新理事就任のご挨拶
埼玉医科大学形成外科 教授
市岡 滋
このたび伝統ある日本創傷治癒学会の理事に就任させて頂く光栄にあずかりました。本学会発展のため力を尽くす所存であります。
本稿を執筆するにあたり、何を書こうかと過去のニュースレターを見ていました。すると2004年の号に当時慶応大学外科の大谷吉秀先生が本学会の歴史について記載されているのを発見しました。大谷先生とは学会を通じて知り合いでしたが、2005年から埼玉医大外科の教授に就任され、職場を共にすることになり、手術室などで出くわすとよく雑談しました。ご在任中の2007年5月にWOC業界の先駆的存在である当院の上村直子看護師長が急逝され、共に同僚として葬儀に参列したのを鮮明に記憶します。バックナンバーをさらに辿ると2008年10号には国際医療福祉大学・吉田昌先生による大谷先生を悼む記事があります。大谷先生は2008年6月に逝去されました。この執筆準備によって、図らずも埼玉医大における創傷エキスパートの同志を立て続けに失った時を思い出すことになりました。

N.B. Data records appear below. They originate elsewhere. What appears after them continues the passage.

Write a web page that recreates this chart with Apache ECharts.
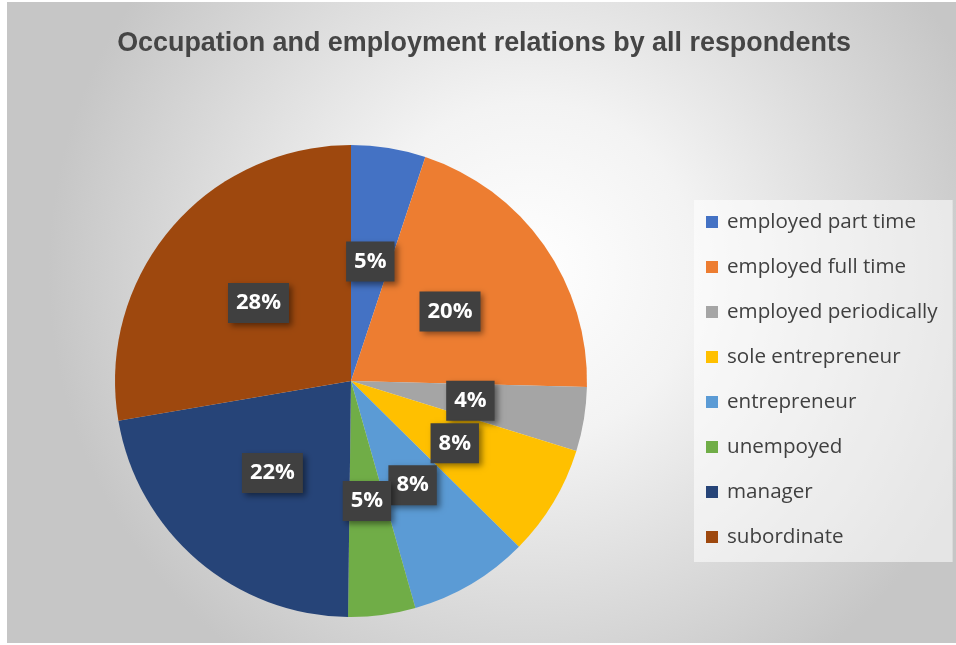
<!DOCTYPE html>
<html>
<head>
<meta charset="utf-8">
<script src="https://cdn.jsdelivr.net/npm/echarts@6/dist/echarts.min.js"></script>
<style>
  html, body { margin: 0; padding: 0; background: #ffffff; }
  #chart { width: 956px; height: 645px; }
</style>
</head>
<body>
<div id="chart"></div>
<script>
// Survey breakdown of respondents by occupation / employment relation (percent)
const categories = [
  'employed part time',
  'employed full time',
  'employed periodically',
  'sole entrepreneur',
  'entrepreneur',
  'unempoyed',
  'manager',
  'subordinate'
];
const shares = [5.1, 20.3, 4.4, 7.6, 8.2, 4.6, 22.1, 27.7];
const sliceColors = ['#4472C4', '#ED7D31', '#A5A5A5', '#FFC000', '#5B9BD5', '#70AD47', '#264478', '#9E480E'];
const chartTitle = 'Occupation and employment relations by all respondents';

const chart = echarts.init(document.getElementById('chart'), null, { renderer: 'canvas' });

const option = {
  animation: false,
  color: sliceColors,
  graphic: [{
    type: 'rect',
    z: -10,
    shape: { x: 7, y: 2, width: 949, height: 641 },
    style: {
      fill: new echarts.graphic.RadialGradient(0.55, 0.42, 0.75, [
        { offset: 0, color: '#ffffff' },
        { offset: 0.35, color: '#f3f3f3' },
        { offset: 1, color: '#c6c6c6' }
      ])
    },
    silent: true
  }],
  title: {
    text: chartTitle,
    left: 479,
    textAlign: 'center',
    top: 25,
    textStyle: {
      fontFamily: 'Liberation Sans',
      fontSize: 26.9,
      fontWeight: 'bold',
      color: '#454545'
    }
  },
  legend: {
    orient: 'vertical',
    left: 694,
    top: 200,
    padding: [10, 15, 13, 12],
    backgroundColor: 'rgba(255,255,255,0.55)',
    itemWidth: 12,
    itemHeight: 12,
    itemGap: 21,
    icon: 'rect',
    data: categories,
    textStyle: {
      fontFamily: 'Open Sans',
      fontSize: 20.6,
      color: '#404040',
      lineHeight: 24,
      padding: [0, 0, 0, 4]
    }
  },
  series: [{
    type: 'pie',
    center: [351, 381],
    radius: [0, 236],
    startAngle: 90,
    clockwise: true,
    percentPrecision: 0,
    avoidLabelOverlap: false,
    labelLayout: { hideOverlap: false },
    data: categories.map((name, i) => ({ name, value: shares[i] })),
    label: {
      show: true,
      position: 'inside',
      formatter: '{d}%',
      fontFamily: 'Open Sans',
      fontSize: 22,
      lineHeight: 26,
      fontWeight: 'bold',
      color: '#ffffff',
      backgroundColor: '#404040',
      padding: [9, 8, 5, 8],
      shadowBlur: 6,
      shadowOffsetX: 3,
      shadowOffsetY: 3,
      shadowColor: 'rgba(0,0,0,0.45)'
    },
    labelLine: { show: false },
    emphasis: { disabled: true }
  }]
};

chart.setOption(option);
</script>
</body>
</html>
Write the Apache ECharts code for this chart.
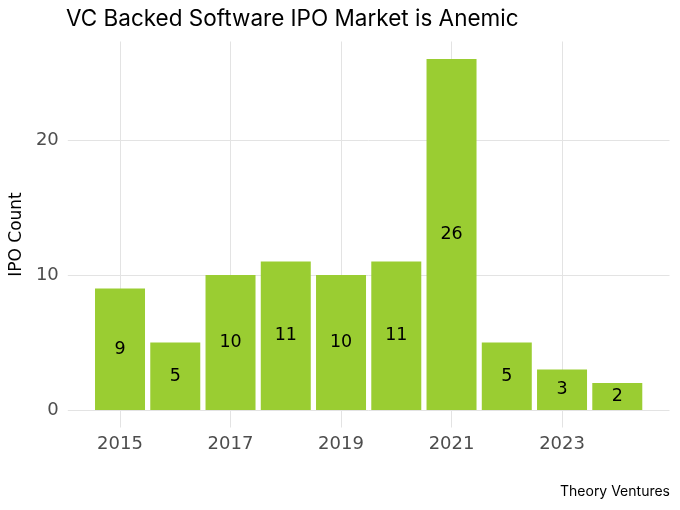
<!DOCTYPE html>
<html>
<head>
<meta charset="utf-8">
<script src="https://cdn.jsdelivr.net/npm/echarts@6/dist/echarts.min.js"></script>
<style>html,body{margin:0;padding:0;background:#fff}#c{width:680px;height:510px}</style>
</head>
<body>
<div id="c"></div>
<script>
var years = [2015, 2016, 2017, 2018, 2019, 2020, 2021, 2022, 2023, 2024];
var ipoCounts = [9, 5, 10, 11, 10, 11, 26, 5, 3, 2];
var xTicks = [2015, 2017, 2019, 2021, 2023];
var yTicks = [0, 10, 20];

var TFONT = 'Inter';
var AFONT = 'DejaVu Sans';
var chart = echarts.init(document.getElementById('c'), null, {renderer: 'canvas'});
chart.setOption({
  backgroundColor: '#ffffff',
  animation: false,
  title: [{
    text: 'VC Backed Software IPO Market is Anemic',
    left: 61, top: 3,
    textStyle: {fontFamily: TFONT, fontSize: 22.5, fontWeight: 'normal', color: '#000'}
  }, {
    text: 'Theory Ventures',
    right: 5, top: 480,
    textStyle: {fontFamily: TFONT, fontSize: 14, fontWeight: 'normal', color: '#000'}
  }],
  grid: {left: 64.5, right: 10.5, top: 41.5, bottom: 82.5, containLabel: false},
  xAxis: {
    type: 'value',
    min: 2014.055, max: 2024.945,
    axisLine: {show: false},
    axisTick: {show: false, customValues: xTicks},
    axisLabel: {customValues: xTicks, color: '#4d4d4d', fontFamily: AFONT, fontSize: 18, margin: 8,
      formatter: function (v) { return String(v); }},
    splitLine: {show: true, lineStyle: {color: '#e3e3e3', width: 1}}
  },
  yAxis: {
    type: 'value',
    min: -1.3, max: 27.3,
    name: 'IPO Count',
    nameLocation: 'middle',
    nameGap: 40,
    nameRotate: 90,
    nameTextStyle: {fontFamily: AFONT, fontSize: 17, color: '#000'},
    axisLine: {show: false},
    axisTick: {show: false, customValues: yTicks},
    axisLabel: {customValues: yTicks, color: '#4d4d4d', fontFamily: AFONT, fontSize: 18, margin: 9,
      formatter: function (v) { return String(v); }},
    splitLine: {show: true, lineStyle: {color: '#e3e3e3', width: 1}}
  },
  series: [{
    type: 'bar',
    data: years.map(function (y, i) { return [y, ipoCounts[i]]; }),
    barWidth: 50,
    itemStyle: {color: '#9acd32'},
    label: {show: true, position: 'inside', color: '#000', fontFamily: AFONT, fontSize: 17.5}
  }]
});
</script>
</body>
</html>
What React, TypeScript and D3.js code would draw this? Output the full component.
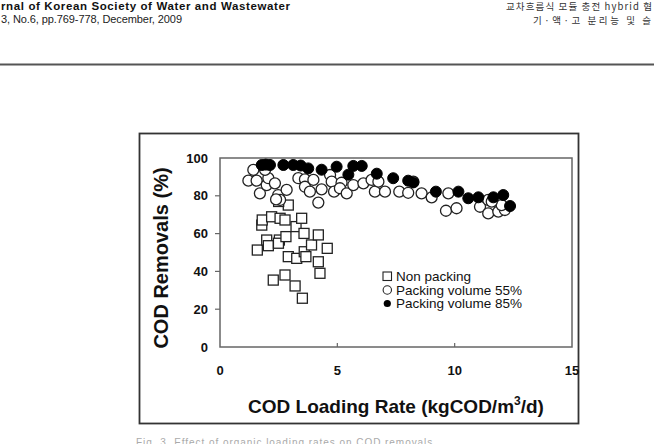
import React from "react";
import * as d3 from "d3";

const nonPackingX = [1.59, 1.78, 1.8, 1.99, 2.06, 2.2, 2.27, 2.56, 2.53, 2.49, 2.77, 2.77, 2.91, 2.81, 2.91, 3.2, 3.24, 3.27, 3.48, 3.51, 3.58, 3.59, 3.66, 3.9, 4.19, 4.19, 4.26, 4.57, 2.5];
const nonPackingY = [51.3, 64.5, 67.2, 56.6, 53.6, 68.9, 35.4, 68.1, 56.6, 54.9, 67.2, 38.1, 75.1, 58.4, 47.8, 32.3, 63.7, 46.9, 68.1, 25.8, 60.1, 50.4, 47.8, 54.0, 59.3, 45.1, 39.0, 52.2, 77.0];

const pack55X = [1.42, 1.21, 1.56, 1.7, 1.99, 2.06, 2.34, 1.92, 2.48, 2.56, 2.39, 2.84, 3.34, 3.62, 3.62, 3.83, 3.98, 4.19, 4.33, 4.69, 4.76, 4.86, 5.18, 5.11, 5.4, 5.68, 6.11, 6.46, 6.6, 6.75, 7.03, 7.64, 8.02, 8.24, 8.59, 9.02, 9.73, 9.63, 10.08, 11.08, 11.43, 11.43, 11.86, 12.14, 12.0, 11.58];
const pack55Y = [93.7, 88.0, 88.0, 81.3, 85.7, 89.3, 86.6, 93.7, 80.4, 77.8, 78.1, 83.1, 89.3, 88.7, 84.8, 82.2, 88.4, 76.4, 83.4, 91.0, 87.5, 82.2, 86.9, 84.0, 81.3, 85.7, 86.6, 88.4, 82.2, 87.5, 82.2, 82.2, 81.6, 87.5, 81.3, 79.2, 81.3, 72.1, 73.4, 74.2, 77.8, 70.7, 71.6, 72.5, 75.1, 76.9];

const pack85X = [1.78, 1.95, 2.13, 2.7, 3.12, 3.44, 3.76, 4.33, 4.97, 5.47, 5.68, 6.04, 6.68, 7.38, 8.02, 8.24, 9.2, 10.16, 10.58, 11.01, 11.65, 12.07, 12.36];
const pack85Y = [96.3, 96.5, 96.3, 96.3, 96.3, 96.0, 94.5, 93.8, 95.4, 91.2, 95.8, 95.8, 91.7, 89.3, 88.0, 87.1, 82.2, 82.2, 78.7, 79.2, 79.2, 80.4, 74.6];

const xTicks = [0, 5, 10, 15];
const yTicks = [0, 20, 40, 60, 80, 100];
const legendLabels = ["Non packing", "Packing volume 55%", "Packing volume 85%"];

const W = 654;
const H = 444;
const sans = "'Liberation Sans', Arial, sans-serif";
const kr = "'Noto Sans CJK KR', sans-serif";

export default function App() {
  const x = d3.scaleLinear().domain([0, 15]).range([220, 572]);
  const y = d3.scaleLinear().domain([0, 100]).range([347, 158]);
  const stroke = "#222";

  return (
    <svg width={W} height={H} style={{ position: "absolute", left: 0, top: 0, background: "#fff" }}>
      {/* page header */}
      <text x={1} y={10} fontFamily={sans} fontWeight="bold" fontSize={11.5} textLength={289} lengthAdjust="spacing" fill="#111">
        rnal of Korean Society of Water and Wastewater
      </text>
      <text x={1} y={23} fontFamily={sans} fontSize={11} textLength={181} lengthAdjust="spacing" fill="#222">
        3, No.6, pp.769-778, December, 2009
      </text>
      <text x={506} y={10} fontFamily={kr} fontSize={9.5} textLength={146} lengthAdjust="spacing" fill="#333">
        교차흐름식 모듈 충전 hybrid 혐
      </text>
      <text x={533} y={24} fontFamily={kr} fontSize={9.5} textLength={118} lengthAdjust="spacing" fill="#333">
        기·액·고 분리능 및 슬
      </text>
      <line x1={0} x2={W} y1={64.5} y2={64.5} stroke="#555" strokeWidth={2} />

      {/* figure frame */}
      <rect x={139.5} y={133.5} width={439} height={290} fill="none" stroke="#333" strokeWidth={1.8} />

      {/* plot box */}
      <rect x={x(0)} y={y(100)} width={x(15) - x(0)} height={y(0) - y(100)} fill="none" stroke="#666" strokeWidth={1.5} />

      {xTicks.map((t) => (
        <g key={"xt" + t}>
          {t > 0 && t < 15 && <line x1={x(t)} x2={x(t)} y1={y(0)} y2={y(0) - 4} stroke="#666" strokeWidth={1.2} />}
          <text x={x(t)} y={375} textAnchor="middle" fontFamily={sans} fontWeight="bold" fontSize={13} fill="#111">
            {t}
          </text>
        </g>
      ))}
      {yTicks.map((t) => (
        <g key={"yt" + t}>
          {t > 0 && t < 100 && <line x1={x(0) - 5} x2={x(0)} y1={y(t)} y2={y(t)} stroke="#666" strokeWidth={1.2} />}
          <text x={208} y={y(t) + 4.5} textAnchor="end" fontFamily={sans} fontWeight="bold" fontSize={13} fill="#111">
            {t}
          </text>
        </g>
      ))}

      {/* axis titles */}
      <text transform="translate(168,258) rotate(-90)" textAnchor="middle" fontFamily={sans} fontWeight="bold" fontSize={20} fill="#111">
        COD Removals (%)
      </text>
      <text x={396} y={413} textAnchor="middle" fontFamily={sans} fontWeight="bold" fontSize={19} fill="#111">
        COD Loading Rate (kgCOD/m<tspan dy={-8} fontSize={12}>3</tspan><tspan dy={8}>/d)</tspan>
      </text>

      {/* data */}
      {nonPackingX.map((v, i) => (
        <rect key={"s" + i} x={x(v) - 5} y={y(nonPackingY[i]) - 5} width={10} height={10} fill="#fff" stroke={stroke} strokeWidth={1.3} />
      ))}
      {pack55X.map((v, i) => (
        <circle key={"o" + i} cx={x(v)} cy={y(pack55Y[i])} r={5.5} fill="#fff" stroke={stroke} strokeWidth={1.3} />
      ))}
      {pack85X.map((v, i) => (
        <circle key={"f" + i} cx={x(v)} cy={y(pack85Y[i])} r={5.5} fill="#000" stroke="#000" strokeWidth={1} />
      ))}

      {/* legend */}
      <rect x={383} y={272} width={8.5} height={8.5} fill="#fff" stroke={stroke} strokeWidth={1.1} />
      <circle cx={387.3} cy={290} r={4.2} fill="#fff" stroke={stroke} strokeWidth={1.1} />
      <circle cx={387.3} cy={303.5} r={3.6} fill="#000" />
      {legendLabels.map((l, i) => (
        <text key={l} x={396} y={281 + i * 13.5} fontFamily={sans} fontSize={13.5} fill="#111">
          {l}
        </text>
      ))}

      {/* caption (cut off by page) */}
      <text x={136} y={446} fontFamily={sans} fontSize={10} textLength={300} lengthAdjust="spacing" fill="#aaa">
        Fig. 3. Effect of organic loading rates on COD removals.
      </text>
    </svg>
  );
}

結局、気の利いたご挨拶は浮かばなかったので、安易ですが自己紹介をさせて頂きます。
外科系は一般に病変を切除する仕事が主であるのに対し、形成外科は造る外科であることに学生時代興味を抱きました。しかし1988年の卒業当時母校の千葉大学には形成外科がなく、東京大学形成外科の門を叩きました。当初の5年間は臨床一筋で全く研究は頭にありませんでした。6年目の人事はどうなるかという頃、ちょうど東大が大学院大学に移行しようとしており、院生の定員充足を求められていました。そこで師匠の波利井清紀教授から大学院を勧められ進学することになりました。
さて大学院生になっても、全くやりたい研究があるわけではありません。波利井教授に相談したところ、先生のボート部先輩で医用電子研究施設(現医用生体工学)の神谷 暸教授が面白そうな研究をされているとのことで紹介頂き、即座に出向研究をすることに決定しました。
そこでの専門はメカニカルストレスに対する生体の適応制御機構という分野で、自分が与えられたテーマは血流に起因するshear stressが血管新生に及ぼす影響の解明でした。そのためには血管新生のプロセスをin vivoで経時的に観察解析する必要がありました。Rabbit ear chamber法という実験モデルがこれに適すると分かり、この技術を得意としていた国立公衆衛生院に数か月通ってマスターし、東大に持ち帰りました。同実験モデルは創傷治癒過程の血管新生を可視化するもので、小生が創傷治癒と交わったはじめです。以降様々な微小循環可視化モデルを考案して、実験に応用するのが自身およびその後の研究グループの武器となりました。
大学院修了後、しばらく東大病院助手を勤め、1998年に埼玉医大講師に着任し、それまでやってきた微小循環・創傷治癒の基礎研究と臨床とをどう繋げるか思案していました。その頃に大浦武彦・北大名誉教授から日本褥瘡学会というものを立ち上げるので参加して発表するよう要請を頂きました。これは先生のご長男・大浦紀彦先生(現杏林大学教授)が東大同門の後輩として小生と同じ専門を選んでいたこともあり、お声がけがあったと思っています。
臨床ではまず褥瘡治療を専門とし、関連した基礎研究も進めていくうちに生活習慣病の蔓延で糖尿病足潰瘍や重症下肢虚血などが増加してきました。渉猟する範囲は褥瘡のみでなく難治性創傷全般および下肢を切断から救うLimb Salvageに拡がりました。そこでは高度な横断的チーム医療と産学共同の取り組みを要するため、看護領域をはじめとする多様な専門の先生方や医療産業界と共に仕事をするたくさんの機会に恵まれつつ現在に至ります。